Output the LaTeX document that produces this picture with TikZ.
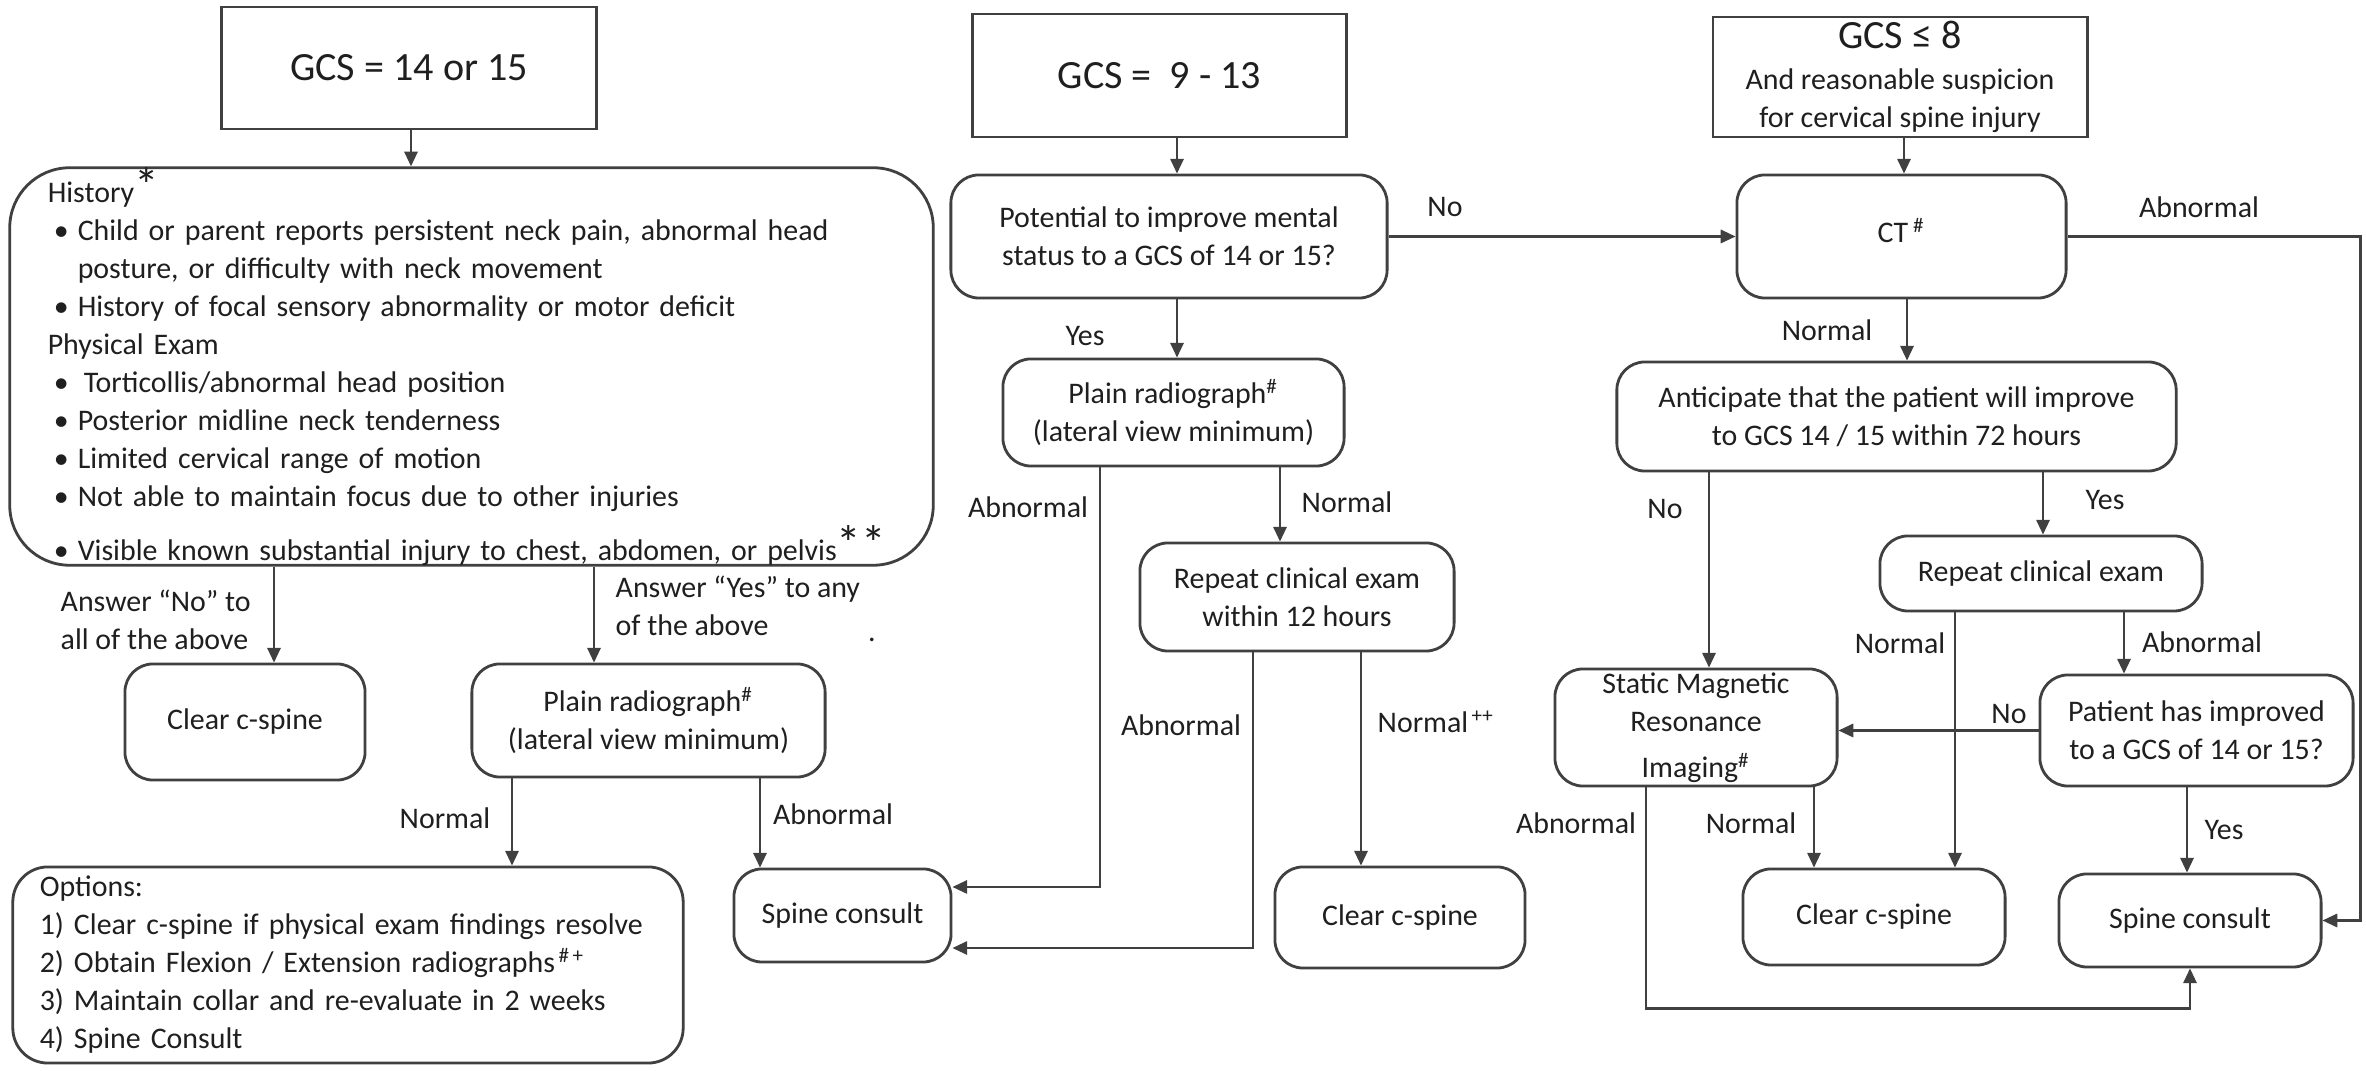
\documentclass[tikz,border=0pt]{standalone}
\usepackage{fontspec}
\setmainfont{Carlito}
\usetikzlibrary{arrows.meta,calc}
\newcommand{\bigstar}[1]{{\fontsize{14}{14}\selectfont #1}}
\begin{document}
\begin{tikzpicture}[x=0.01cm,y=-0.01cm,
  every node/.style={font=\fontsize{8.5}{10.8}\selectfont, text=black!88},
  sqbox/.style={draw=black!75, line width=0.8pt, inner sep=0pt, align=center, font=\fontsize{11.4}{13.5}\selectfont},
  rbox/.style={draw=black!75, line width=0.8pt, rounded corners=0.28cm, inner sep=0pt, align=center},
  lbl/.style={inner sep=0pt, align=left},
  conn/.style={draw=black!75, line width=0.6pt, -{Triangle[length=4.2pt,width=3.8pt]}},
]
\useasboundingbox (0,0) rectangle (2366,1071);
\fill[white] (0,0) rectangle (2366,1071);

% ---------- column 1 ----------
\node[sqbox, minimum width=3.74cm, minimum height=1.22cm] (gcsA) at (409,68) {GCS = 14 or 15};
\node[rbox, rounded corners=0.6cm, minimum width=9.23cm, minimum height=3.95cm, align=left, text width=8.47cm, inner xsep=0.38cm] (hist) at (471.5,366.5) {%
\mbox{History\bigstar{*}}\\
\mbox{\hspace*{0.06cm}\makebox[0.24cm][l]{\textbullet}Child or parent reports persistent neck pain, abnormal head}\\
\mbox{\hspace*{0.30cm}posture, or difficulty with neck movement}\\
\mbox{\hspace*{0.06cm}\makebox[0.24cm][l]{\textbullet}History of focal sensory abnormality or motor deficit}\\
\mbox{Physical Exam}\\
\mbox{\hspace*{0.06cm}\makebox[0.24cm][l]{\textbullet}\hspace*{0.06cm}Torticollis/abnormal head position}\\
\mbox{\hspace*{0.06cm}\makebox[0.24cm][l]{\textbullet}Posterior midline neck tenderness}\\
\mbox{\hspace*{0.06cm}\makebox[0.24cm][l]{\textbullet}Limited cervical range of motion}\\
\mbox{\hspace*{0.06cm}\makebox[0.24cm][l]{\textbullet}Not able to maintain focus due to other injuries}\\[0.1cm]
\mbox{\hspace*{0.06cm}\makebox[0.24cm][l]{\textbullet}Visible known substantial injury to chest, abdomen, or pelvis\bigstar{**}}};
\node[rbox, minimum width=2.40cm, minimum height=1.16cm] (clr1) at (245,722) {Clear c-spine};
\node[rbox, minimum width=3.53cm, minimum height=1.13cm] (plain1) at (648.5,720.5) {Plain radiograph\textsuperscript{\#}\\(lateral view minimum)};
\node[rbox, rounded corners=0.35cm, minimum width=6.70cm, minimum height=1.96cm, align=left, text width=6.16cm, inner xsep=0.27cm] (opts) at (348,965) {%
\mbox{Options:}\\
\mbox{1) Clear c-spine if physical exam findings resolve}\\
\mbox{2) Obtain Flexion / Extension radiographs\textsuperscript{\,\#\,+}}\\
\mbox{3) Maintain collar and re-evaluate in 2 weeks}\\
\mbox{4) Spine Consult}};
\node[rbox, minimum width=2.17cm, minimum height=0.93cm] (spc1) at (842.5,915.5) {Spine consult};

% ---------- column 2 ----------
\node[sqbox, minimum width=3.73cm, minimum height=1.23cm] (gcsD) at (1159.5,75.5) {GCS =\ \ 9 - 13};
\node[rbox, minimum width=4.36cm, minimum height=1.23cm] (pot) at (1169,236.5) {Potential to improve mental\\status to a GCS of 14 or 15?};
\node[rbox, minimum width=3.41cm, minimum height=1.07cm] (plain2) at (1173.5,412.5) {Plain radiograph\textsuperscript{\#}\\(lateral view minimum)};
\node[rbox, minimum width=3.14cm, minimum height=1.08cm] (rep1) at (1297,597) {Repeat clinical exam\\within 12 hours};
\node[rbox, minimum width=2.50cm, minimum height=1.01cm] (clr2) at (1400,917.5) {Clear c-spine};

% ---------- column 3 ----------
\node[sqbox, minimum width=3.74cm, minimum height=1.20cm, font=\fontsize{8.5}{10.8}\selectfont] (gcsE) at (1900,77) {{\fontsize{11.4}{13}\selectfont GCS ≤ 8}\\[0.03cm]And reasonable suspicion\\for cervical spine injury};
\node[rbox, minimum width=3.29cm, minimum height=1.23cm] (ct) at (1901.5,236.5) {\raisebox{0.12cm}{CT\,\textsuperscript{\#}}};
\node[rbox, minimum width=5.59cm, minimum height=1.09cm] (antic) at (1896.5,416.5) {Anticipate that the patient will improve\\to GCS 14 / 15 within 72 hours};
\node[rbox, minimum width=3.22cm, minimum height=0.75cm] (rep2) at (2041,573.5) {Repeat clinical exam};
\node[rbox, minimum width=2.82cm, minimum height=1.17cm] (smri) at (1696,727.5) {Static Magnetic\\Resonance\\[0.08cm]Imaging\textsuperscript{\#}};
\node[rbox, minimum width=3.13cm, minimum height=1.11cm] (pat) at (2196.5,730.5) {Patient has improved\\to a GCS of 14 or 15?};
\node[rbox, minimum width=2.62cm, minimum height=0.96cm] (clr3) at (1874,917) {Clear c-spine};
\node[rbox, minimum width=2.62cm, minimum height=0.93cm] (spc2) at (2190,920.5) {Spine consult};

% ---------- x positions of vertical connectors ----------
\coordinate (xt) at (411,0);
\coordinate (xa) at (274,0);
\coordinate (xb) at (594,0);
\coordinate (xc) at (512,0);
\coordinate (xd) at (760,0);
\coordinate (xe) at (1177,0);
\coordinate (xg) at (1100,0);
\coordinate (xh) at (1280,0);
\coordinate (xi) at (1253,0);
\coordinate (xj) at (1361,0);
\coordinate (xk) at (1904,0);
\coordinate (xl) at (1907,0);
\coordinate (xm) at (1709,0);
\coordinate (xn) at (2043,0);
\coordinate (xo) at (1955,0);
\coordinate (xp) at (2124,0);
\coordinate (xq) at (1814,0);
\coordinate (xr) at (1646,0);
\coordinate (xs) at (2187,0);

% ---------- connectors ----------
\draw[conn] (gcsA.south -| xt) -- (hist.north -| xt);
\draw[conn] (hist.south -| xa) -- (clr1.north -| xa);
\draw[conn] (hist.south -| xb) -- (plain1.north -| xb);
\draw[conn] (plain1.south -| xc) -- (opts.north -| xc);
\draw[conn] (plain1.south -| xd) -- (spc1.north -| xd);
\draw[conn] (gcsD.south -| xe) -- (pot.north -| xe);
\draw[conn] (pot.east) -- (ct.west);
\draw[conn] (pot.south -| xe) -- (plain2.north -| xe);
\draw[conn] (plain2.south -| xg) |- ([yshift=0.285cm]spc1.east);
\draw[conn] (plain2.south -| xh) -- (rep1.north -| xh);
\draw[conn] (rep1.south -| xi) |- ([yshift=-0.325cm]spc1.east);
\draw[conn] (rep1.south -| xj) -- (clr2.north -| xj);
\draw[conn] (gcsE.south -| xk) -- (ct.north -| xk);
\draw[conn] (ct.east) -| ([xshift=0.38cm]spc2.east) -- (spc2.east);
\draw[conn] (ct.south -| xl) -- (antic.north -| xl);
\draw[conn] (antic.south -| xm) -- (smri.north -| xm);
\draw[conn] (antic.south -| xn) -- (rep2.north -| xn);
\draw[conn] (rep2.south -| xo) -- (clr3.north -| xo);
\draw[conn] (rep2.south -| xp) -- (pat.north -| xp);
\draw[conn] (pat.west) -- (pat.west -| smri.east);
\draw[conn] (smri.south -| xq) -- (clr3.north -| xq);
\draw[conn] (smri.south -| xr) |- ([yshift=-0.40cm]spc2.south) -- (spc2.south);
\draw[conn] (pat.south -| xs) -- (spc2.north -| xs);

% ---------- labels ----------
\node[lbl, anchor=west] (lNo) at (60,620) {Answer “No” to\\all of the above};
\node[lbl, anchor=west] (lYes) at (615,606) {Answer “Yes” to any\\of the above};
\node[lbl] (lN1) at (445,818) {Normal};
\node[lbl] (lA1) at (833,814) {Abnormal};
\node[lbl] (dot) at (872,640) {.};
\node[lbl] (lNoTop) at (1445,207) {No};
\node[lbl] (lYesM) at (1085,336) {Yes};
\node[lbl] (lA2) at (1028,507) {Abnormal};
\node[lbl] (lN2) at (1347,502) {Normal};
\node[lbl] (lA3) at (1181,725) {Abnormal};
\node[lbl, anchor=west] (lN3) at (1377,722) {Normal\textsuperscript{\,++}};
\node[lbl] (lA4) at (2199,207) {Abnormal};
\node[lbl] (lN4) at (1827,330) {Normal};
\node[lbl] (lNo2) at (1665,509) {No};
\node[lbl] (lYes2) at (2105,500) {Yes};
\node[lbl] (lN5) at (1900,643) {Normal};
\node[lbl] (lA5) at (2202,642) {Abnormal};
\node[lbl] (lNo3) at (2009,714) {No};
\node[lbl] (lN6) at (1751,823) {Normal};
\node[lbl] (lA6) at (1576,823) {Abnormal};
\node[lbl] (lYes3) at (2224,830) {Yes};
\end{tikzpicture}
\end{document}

+++

In the listing above, find each line with the word "that" and copy it.

Output the LaTeX document that produces this picture with TikZ.
\node[rbox, minimum width=5.59cm, minimum height=1.09cm] (antic) at (1896.5,416.5) {Anticipate that the patient will improve\\to GCS 14 / 15 within 72 hours};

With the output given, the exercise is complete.